>> start Given records
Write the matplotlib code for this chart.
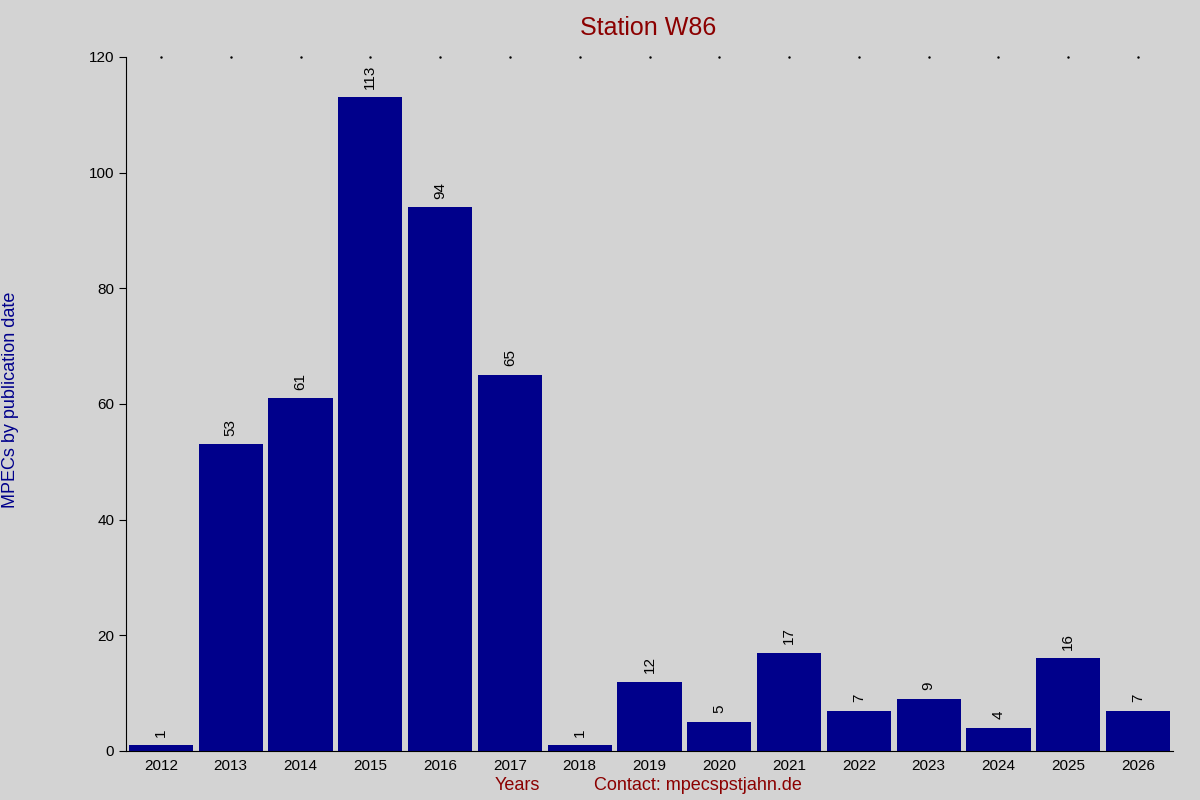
import matplotlib
matplotlib.use("Agg")
import matplotlib.pyplot as plt

plt.rcParams['font.family'] = ['Liberation Sans', 'DejaVu Sans']

years = ["2012", "2013", "2014", "2015", "2016", "2017", "2018", "2019",
         "2020", "2021", "2022", "2023", "2024", "2025", "2026"]
counts = [1, 53, 61, 113, 94, 65, 1, 12, 5, 17, 7, 9, 4, 16, 7]

fig = plt.figure(figsize=(12, 8), dpi=100, facecolor='#d3d3d3')
ax = fig.add_axes([0.105, 0.06125, 0.8725, 0.8675], facecolor='#d3d3d3')

x = list(range(len(years)))
ax.bar(x, counts, width=0.92, color='#00008b')
for xi, v in zip(x, counts):
    ax.text(xi, v + 1.5, str(v), rotation=90, ha='center', va='bottom', fontsize=11)

ax.set_xlim(-0.5, len(years) - 0.5)
ax.set_ylim(0, 120)
ax.set_yticks(range(0, 121, 20))
ax.set_xticks(x)
ax.set_xticklabels(years)
ax.tick_params(axis='both', labelsize=11, direction='out', length=5)
ax.tick_params(axis='x', length=0, pad=6)
for s in ['top', 'right']:
    ax.spines[s].set_visible(False)

# small dots along the top
ax.plot(x, [120] * len(x), linestyle='none', marker='.', markersize=1.5, color='black', clip_on=False)

fig.text(0.54, 0.965, "Station W86", color='#8b0000', fontsize=18, ha='center', va='center')
fig.text(0.009, 0.5, "MPECs by publication date", color='#00008b', fontsize=13,
         rotation=90, ha='center', va='center')
fig.text(0.431, 0.0175, "Years", color='#8b0000', fontsize=13, ha='center', va='center')
fig.text(0.582, 0.0175, "Contact: mpecspstjahn.de", color='#8b0000', fontsize=13, ha='center', va='center')

fig.savefig("out.png", dpi=100, facecolor=fig.get_facecolor())
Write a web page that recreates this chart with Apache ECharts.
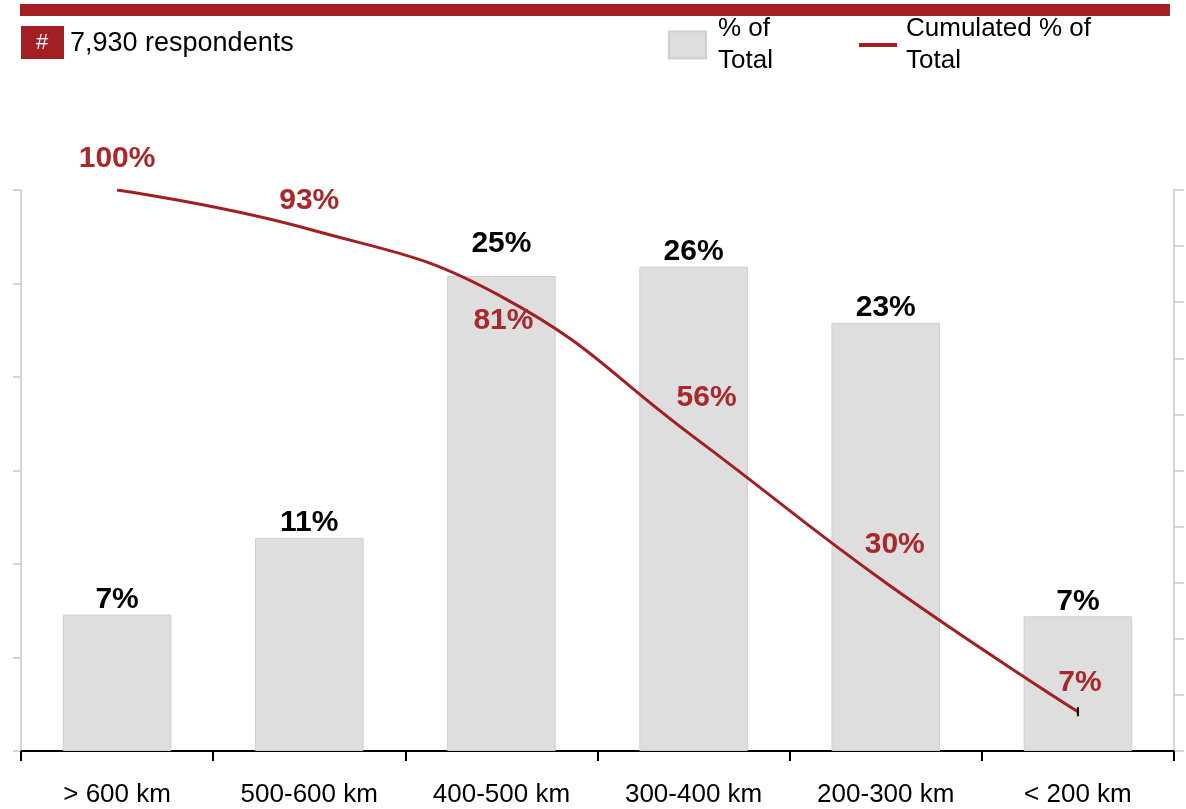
<!DOCTYPE html>
<html>
<head>
<meta charset="utf-8">
<script src="https://cdn.jsdelivr.net/npm/echarts@6/dist/echarts.min.js"></script>
<style>
  html, body { margin: 0; padding: 0; background: #fff; }
  #chart { width: 1186px; height: 809px; }
</style>
</head>
<body>
<div id="chart"></div>
<script>
// Distance bands, from longest to shortest
const categories = ['> 600 km', '500-600 km', '400-500 km', '300-400 km', '200-300 km', '< 200 km'];
// Share of respondents per band (%)
const shareOfTotal = [7.3, 11.4, 25.4, 25.9, 22.9, 7.2];
// Cumulated share, accumulated from the shortest band upward (%)
const cumulatedShare = [100, 93, 81, 56, 30, 7];
// Label offsets [dx, dy]
const lineLabelOffsets = [[0, -31], [0, -29], [2, 24], [13, -39], [9, -38], [2, -29]];
const barLabelOffsets = [[0, 0], [0, 0], [0, -17], [0, 0], [0, 0], [0, 0]];
const respondents = '7,930 respondents';

const RED = '#a31f23';
const LABEL_RED = '#a8282c';
const FONT = '"Liberation Sans", Arial, sans-serif';

const barData = shareOfTotal.map((v, i) => ({ value: v, label: { offset: barLabelOffsets[i] } }));

const lineData = cumulatedShare.map((v, i) => {
  const last = i === cumulatedShare.length - 1;
  return {
    value: v,
    symbol: last ? 'rect' : 'circle',
    symbolSize: last ? [2, 9] : 1,
    itemStyle: { color: last ? '#000' : 'rgba(0,0,0,0)' },
    label: { offset: lineLabelOffsets[i] }
  };
});

const legendText = { fontSize: 26, color: '#000', lineHeight: 32, fontFamily: FONT };

const chart = echarts.init(document.getElementById('chart'), null, { renderer: 'canvas' });
chart.setOption({
  animation: false,
  textStyle: { fontFamily: FONT },
  grid: { left: 21, right: 12, top: 190, bottom: 58, containLabel: false },
  legend: [
    {
      data: [{ name: '% of Total', icon: 'rect' }],
      left: 663, top: 8, itemWidth: 37, itemHeight: 27,
      formatter: () => '% of\nTotal',
      textStyle: Object.assign({ padding: [0, 0, 0, 7] }, legendText),
      selectedMode: false
    },
    {
      data: [{ name: 'Cumulated % of Total', icon: 'rect' }],
      left: 854, top: 8, itemWidth: 38, itemHeight: 4,
      formatter: () => 'Cumulated % of\nTotal',
      textStyle: Object.assign({ padding: [0, 0, 0, 4] }, legendText),
      itemStyle: { color: RED },
      selectedMode: false
    }
  ],
  xAxis: {
    type: 'category',
    data: categories,
    axisLine: { lineStyle: { color: '#000', width: 2 } },
    axisTick: { show: true, length: 10, lineStyle: { color: '#000', width: 2 } },
    axisLabel: { fontSize: 26, color: '#000', margin: 31, fontFamily: FONT },
    splitLine: { show: false }
  },
  yAxis: [
    {
      type: 'value', min: 0, max: 30, interval: 5, position: 'left',
      axisLine: { show: true, lineStyle: { color: '#c8c8c8', width: 1.5 } },
      axisTick: { show: true, length: 8, lineStyle: { color: '#c8c8c8', width: 1.5 } },
      axisLabel: { show: false },
      splitLine: { show: false }
    },
    {
      type: 'value', min: 0, max: 100, interval: 10, position: 'right',
      axisLine: { show: true, lineStyle: { color: '#c8c8c8', width: 1.5 } },
      axisTick: { show: true, length: 10, lineStyle: { color: '#c8c8c8', width: 1.5 } },
      axisLabel: { show: false },
      splitLine: { show: false }
    }
  ],
  series: [
    {
      name: '% of Total',
      type: 'bar',
      yAxisIndex: 0,
      data: barData,
      barWidth: '56.5%',
      itemStyle: { color: '#dedede', borderColor: '#cfcfcf', borderWidth: 1 },
      label: {
        show: true, position: 'top', distance: 0,
        fontSize: 30, fontWeight: 'bold', color: '#000', fontFamily: FONT,
        formatter: p => Math.round(p.value) + '%'
      },
      z: 2
    },
    {
      name: 'Cumulated % of Total',
      type: 'line',
      yAxisIndex: 1,
      data: lineData,
      smooth: 0.45,
      lineStyle: { color: RED, width: 3 },
      itemStyle: { color: RED },
      label: {
        show: true, position: 'inside',
        fontSize: 30, fontWeight: 'bold', color: LABEL_RED, fontFamily: FONT,
        formatter: p => p.value + '%'
      },
      z: 3
    }
  ],
  graphic: [
    { type: 'rect', shape: { x: 20, y: 4, width: 1150, height: 12 }, style: { fill: RED } },
    { type: 'rect', shape: { x: 21, y: 26, width: 43, height: 33 }, style: { fill: RED } },
    { type: 'text', x: 42, y: 43, style: { text: '#', fill: '#fff', font: '22px ' + FONT, textAlign: 'center', textVerticalAlign: 'middle' } },
    { type: 'text', x: 70, y: 44, style: { text: respondents, fill: '#000', font: '27px ' + FONT, textAlign: 'left', textVerticalAlign: 'middle' } }
  ]
});
</script>
</body>
</html>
>> end Given records
● **Do this**: Produce an exact copy of each line of data, skipping embedded images.

● **Solution**:
Write the matplotlib code for this chart.
import matplotlib
matplotlib.use("Agg")
import matplotlib.pyplot as plt

plt.rcParams['font.family'] = ['Liberation Sans', 'DejaVu Sans']

years = ["2012", "2013", "2014", "2015", "2016", "2017", "2018", "2019",
         "2020", "2021", "2022", "2023", "2024", "2025", "2026"]
counts = [1, 53, 61, 113, 94, 65, 1, 12, 5, 17, 7, 9, 4, 16, 7]

fig = plt.figure(figsize=(12, 8), dpi=100, facecolor='#d3d3d3')
ax = fig.add_axes([0.105, 0.06125, 0.8725, 0.8675], facecolor='#d3d3d3')

x = list(range(len(years)))
ax.bar(x, counts, width=0.92, color='#00008b')
for xi, v in zip(x, counts):
    ax.text(xi, v + 1.5, str(v), rotation=90, ha='center', va='bottom', fontsize=11)

ax.set_xlim(-0.5, len(years) - 0.5)
ax.set_ylim(0, 120)
ax.set_yticks(range(0, 121, 20))
ax.set_xticks(x)
ax.set_xticklabels(years)
ax.tick_params(axis='both', labelsize=11, direction='out', length=5)
ax.tick_params(axis='x', length=0, pad=6)
for s in ['top', 'right']:
    ax.spines[s].set_visible(False)

# small dots along the top
ax.plot(x, [120] * len(x), linestyle='none', marker='.', markersize=1.5, color='black', clip_on=False)

fig.text(0.54, 0.965, "Station W86", color='#8b0000', fontsize=18, ha='center', va='center')
fig.text(0.009, 0.5, "MPECs by publication date", color='#00008b', fontsize=13,
         rotation=90, ha='center', va='center')
fig.text(0.431, 0.0175, "Years", color='#8b0000', fontsize=13, ha='center', va='center')
fig.text(0.582, 0.0175, "Contact: mpecspstjahn.de", color='#8b0000', fontsize=13, ha='center', va='center')

fig.savefig("out.png", dpi=100, facecolor=fig.get_facecolor())
Write a web page that recreates this chart with Apache ECharts.
<!DOCTYPE html>
<html>
<head>
<meta charset="utf-8">
<script src="https://cdn.jsdelivr.net/npm/echarts@6/dist/echarts.min.js"></script>
<style>
  html, body { margin: 0; padding: 0; background: #fff; }
  #chart { width: 1186px; height: 809px; }
</style>
</head>
<body>
<div id="chart"></div>
<script>
// Distance bands, from longest to shortest
const categories = ['> 600 km', '500-600 km', '400-500 km', '300-400 km', '200-300 km', '< 200 km'];
// Share of respondents per band (%)
const shareOfTotal = [7.3, 11.4, 25.4, 25.9, 22.9, 7.2];
// Cumulated share, accumulated from the shortest band upward (%)
const cumulatedShare = [100, 93, 81, 56, 30, 7];
// Label offsets [dx, dy]
const lineLabelOffsets = [[0, -31], [0, -29], [2, 24], [13, -39], [9, -38], [2, -29]];
const barLabelOffsets = [[0, 0], [0, 0], [0, -17], [0, 0], [0, 0], [0, 0]];
const respondents = '7,930 respondents';

const RED = '#a31f23';
const LABEL_RED = '#a8282c';
const FONT = '"Liberation Sans", Arial, sans-serif';

const barData = shareOfTotal.map((v, i) => ({ value: v, label: { offset: barLabelOffsets[i] } }));

const lineData = cumulatedShare.map((v, i) => {
  const last = i === cumulatedShare.length - 1;
  return {
    value: v,
    symbol: last ? 'rect' : 'circle',
    symbolSize: last ? [2, 9] : 1,
    itemStyle: { color: last ? '#000' : 'rgba(0,0,0,0)' },
    label: { offset: lineLabelOffsets[i] }
  };
});

const legendText = { fontSize: 26, color: '#000', lineHeight: 32, fontFamily: FONT };

const chart = echarts.init(document.getElementById('chart'), null, { renderer: 'canvas' });
chart.setOption({
  animation: false,
  textStyle: { fontFamily: FONT },
  grid: { left: 21, right: 12, top: 190, bottom: 58, containLabel: false },
  legend: [
    {
      data: [{ name: '% of Total', icon: 'rect' }],
      left: 663, top: 8, itemWidth: 37, itemHeight: 27,
      formatter: () => '% of\nTotal',
      textStyle: Object.assign({ padding: [0, 0, 0, 7] }, legendText),
      selectedMode: false
    },
    {
      data: [{ name: 'Cumulated % of Total', icon: 'rect' }],
      left: 854, top: 8, itemWidth: 38, itemHeight: 4,
      formatter: () => 'Cumulated % of\nTotal',
      textStyle: Object.assign({ padding: [0, 0, 0, 4] }, legendText),
      itemStyle: { color: RED },
      selectedMode: false
    }
  ],
  xAxis: {
    type: 'category',
    data: categories,
    axisLine: { lineStyle: { color: '#000', width: 2 } },
    axisTick: { show: true, length: 10, lineStyle: { color: '#000', width: 2 } },
    axisLabel: { fontSize: 26, color: '#000', margin: 31, fontFamily: FONT },
    splitLine: { show: false }
  },
  yAxis: [
    {
      type: 'value', min: 0, max: 30, interval: 5, position: 'left',
      axisLine: { show: true, lineStyle: { color: '#c8c8c8', width: 1.5 } },
      axisTick: { show: true, length: 8, lineStyle: { color: '#c8c8c8', width: 1.5 } },
      axisLabel: { show: false },
      splitLine: { show: false }
    },
    {
      type: 'value', min: 0, max: 100, interval: 10, position: 'right',
      axisLine: { show: true, lineStyle: { color: '#c8c8c8', width: 1.5 } },
      axisTick: { show: true, length: 10, lineStyle: { color: '#c8c8c8', width: 1.5 } },
      axisLabel: { show: false },
      splitLine: { show: false }
    }
  ],
  series: [
    {
      name: '% of Total',
      type: 'bar',
      yAxisIndex: 0,
      data: barData,
      barWidth: '56.5%',
      itemStyle: { color: '#dedede', borderColor: '#cfcfcf', borderWidth: 1 },
      label: {
        show: true, position: 'top', distance: 0,
        fontSize: 30, fontWeight: 'bold', color: '#000', fontFamily: FONT,
        formatter: p => Math.round(p.value) + '%'
      },
      z: 2
    },
    {
      name: 'Cumulated % of Total',
      type: 'line',
      yAxisIndex: 1,
      data: lineData,
      smooth: 0.45,
      lineStyle: { color: RED, width: 3 },
      itemStyle: { color: RED },
      label: {
        show: true, position: 'inside',
        fontSize: 30, fontWeight: 'bold', color: LABEL_RED, fontFamily: FONT,
        formatter: p => p.value + '%'
      },
      z: 3
    }
  ],
  graphic: [
    { type: 'rect', shape: { x: 20, y: 4, width: 1150, height: 12 }, style: { fill: RED } },
    { type: 'rect', shape: { x: 21, y: 26, width: 43, height: 33 }, style: { fill: RED } },
    { type: 'text', x: 42, y: 43, style: { text: '#', fill: '#fff', font: '22px ' + FONT, textAlign: 'center', textVerticalAlign: 'middle' } },
    { type: 'text', x: 70, y: 44, style: { text: respondents, fill: '#000', font: '27px ' + FONT, textAlign: 'left', textVerticalAlign: 'middle' } }
  ]
});
</script>
</body>
</html>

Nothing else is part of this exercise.